**DIRECTIVE**
Retype the data exactly, from its first line to the line containing "var yTicks = [0, 20, 40, 60, 80, 100];", including both, and skip any picture.
--- start of DATA SEGMENT ---
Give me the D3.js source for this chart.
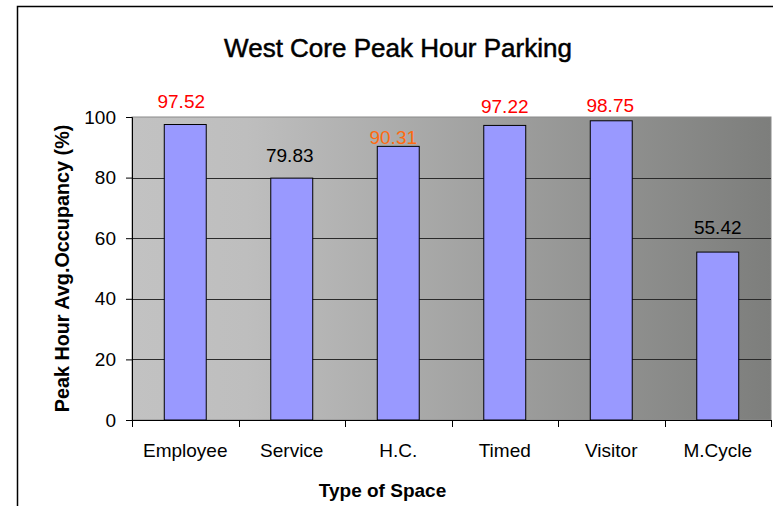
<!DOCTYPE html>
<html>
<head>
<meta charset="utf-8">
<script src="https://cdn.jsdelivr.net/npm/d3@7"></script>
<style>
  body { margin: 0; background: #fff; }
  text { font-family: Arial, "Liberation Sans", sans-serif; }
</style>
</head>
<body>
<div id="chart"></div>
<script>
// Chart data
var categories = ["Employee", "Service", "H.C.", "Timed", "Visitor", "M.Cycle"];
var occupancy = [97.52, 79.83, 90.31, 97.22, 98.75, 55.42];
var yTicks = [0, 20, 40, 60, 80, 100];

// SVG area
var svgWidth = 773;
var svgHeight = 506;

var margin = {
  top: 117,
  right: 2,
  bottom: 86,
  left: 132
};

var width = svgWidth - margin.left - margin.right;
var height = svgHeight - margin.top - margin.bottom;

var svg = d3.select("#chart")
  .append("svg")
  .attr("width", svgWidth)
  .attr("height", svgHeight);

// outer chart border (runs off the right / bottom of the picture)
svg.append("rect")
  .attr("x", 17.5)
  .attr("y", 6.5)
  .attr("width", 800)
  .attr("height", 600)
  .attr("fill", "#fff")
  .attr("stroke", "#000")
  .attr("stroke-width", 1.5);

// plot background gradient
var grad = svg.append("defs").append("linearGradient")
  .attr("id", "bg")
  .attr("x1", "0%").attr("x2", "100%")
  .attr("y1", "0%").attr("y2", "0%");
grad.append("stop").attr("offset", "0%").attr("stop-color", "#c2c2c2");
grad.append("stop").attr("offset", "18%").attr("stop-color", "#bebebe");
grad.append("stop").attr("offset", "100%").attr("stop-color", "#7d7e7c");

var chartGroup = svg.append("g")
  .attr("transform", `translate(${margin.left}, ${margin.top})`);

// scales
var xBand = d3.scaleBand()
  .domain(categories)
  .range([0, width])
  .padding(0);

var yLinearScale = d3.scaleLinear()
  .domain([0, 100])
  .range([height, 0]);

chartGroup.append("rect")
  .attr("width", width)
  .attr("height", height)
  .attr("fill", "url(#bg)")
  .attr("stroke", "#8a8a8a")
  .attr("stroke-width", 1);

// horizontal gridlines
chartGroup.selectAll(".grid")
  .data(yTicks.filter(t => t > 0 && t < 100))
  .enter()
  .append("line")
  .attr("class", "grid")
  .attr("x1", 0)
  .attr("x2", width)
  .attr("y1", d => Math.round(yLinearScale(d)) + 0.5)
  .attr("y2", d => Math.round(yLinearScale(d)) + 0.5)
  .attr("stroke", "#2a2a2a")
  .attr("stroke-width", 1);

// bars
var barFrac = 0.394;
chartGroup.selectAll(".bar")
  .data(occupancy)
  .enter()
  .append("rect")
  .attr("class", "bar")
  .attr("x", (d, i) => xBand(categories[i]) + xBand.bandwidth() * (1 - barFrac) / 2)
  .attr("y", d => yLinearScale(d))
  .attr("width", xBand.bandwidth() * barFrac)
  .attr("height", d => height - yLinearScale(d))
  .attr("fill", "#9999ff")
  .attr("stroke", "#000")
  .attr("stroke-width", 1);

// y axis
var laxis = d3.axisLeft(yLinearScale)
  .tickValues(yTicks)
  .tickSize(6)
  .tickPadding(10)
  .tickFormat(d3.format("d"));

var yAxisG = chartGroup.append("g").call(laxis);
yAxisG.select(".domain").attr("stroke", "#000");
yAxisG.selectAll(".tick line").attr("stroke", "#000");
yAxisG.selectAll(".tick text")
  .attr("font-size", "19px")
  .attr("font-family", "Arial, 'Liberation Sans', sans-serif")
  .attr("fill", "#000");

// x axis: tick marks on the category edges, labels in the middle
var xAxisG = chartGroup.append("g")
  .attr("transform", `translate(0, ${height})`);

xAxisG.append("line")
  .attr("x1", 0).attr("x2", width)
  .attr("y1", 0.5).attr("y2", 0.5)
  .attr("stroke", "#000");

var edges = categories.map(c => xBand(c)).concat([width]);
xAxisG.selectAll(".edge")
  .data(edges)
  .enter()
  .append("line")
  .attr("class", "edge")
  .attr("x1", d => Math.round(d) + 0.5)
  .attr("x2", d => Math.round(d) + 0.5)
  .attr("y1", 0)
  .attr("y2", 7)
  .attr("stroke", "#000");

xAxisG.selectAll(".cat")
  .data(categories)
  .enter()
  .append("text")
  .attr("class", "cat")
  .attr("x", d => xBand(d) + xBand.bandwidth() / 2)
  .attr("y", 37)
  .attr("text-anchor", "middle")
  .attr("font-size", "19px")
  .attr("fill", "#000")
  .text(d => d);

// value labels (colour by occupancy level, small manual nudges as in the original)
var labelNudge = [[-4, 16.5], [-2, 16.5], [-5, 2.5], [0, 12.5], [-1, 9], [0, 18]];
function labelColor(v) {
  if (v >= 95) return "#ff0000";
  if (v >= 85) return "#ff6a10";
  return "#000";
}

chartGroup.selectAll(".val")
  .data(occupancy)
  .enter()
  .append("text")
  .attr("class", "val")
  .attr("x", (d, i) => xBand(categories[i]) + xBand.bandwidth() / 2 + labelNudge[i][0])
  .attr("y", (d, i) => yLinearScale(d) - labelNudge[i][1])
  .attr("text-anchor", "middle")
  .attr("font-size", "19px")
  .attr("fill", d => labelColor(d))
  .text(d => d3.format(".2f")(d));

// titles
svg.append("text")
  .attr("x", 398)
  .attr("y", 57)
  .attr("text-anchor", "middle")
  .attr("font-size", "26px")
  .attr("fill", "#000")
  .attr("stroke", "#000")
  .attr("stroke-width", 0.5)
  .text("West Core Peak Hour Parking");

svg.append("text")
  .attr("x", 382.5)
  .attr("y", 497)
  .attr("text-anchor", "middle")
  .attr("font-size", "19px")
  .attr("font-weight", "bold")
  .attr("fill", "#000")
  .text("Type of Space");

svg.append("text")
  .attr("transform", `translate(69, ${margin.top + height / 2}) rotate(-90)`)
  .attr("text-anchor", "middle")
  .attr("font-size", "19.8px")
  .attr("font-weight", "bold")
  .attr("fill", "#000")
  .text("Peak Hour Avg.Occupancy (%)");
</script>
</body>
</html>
--- end of DATA SEGMENT ---
**TASK OUTPUT**
Give me the D3.js source for this chart.
<!DOCTYPE html>
<html>
<head>
<meta charset="utf-8">
<script src="https://cdn.jsdelivr.net/npm/d3@7"></script>
<style>
  body { margin: 0; background: #fff; }
  text { font-family: Arial, "Liberation Sans", sans-serif; }
</style>
</head>
<body>
<div id="chart"></div>
<script>
// Chart data
var categories = ["Employee", "Service", "H.C.", "Timed", "Visitor", "M.Cycle"];
var occupancy = [97.52, 79.83, 90.31, 97.22, 98.75, 55.42];
var yTicks = [0, 20, 40, 60, 80, 100];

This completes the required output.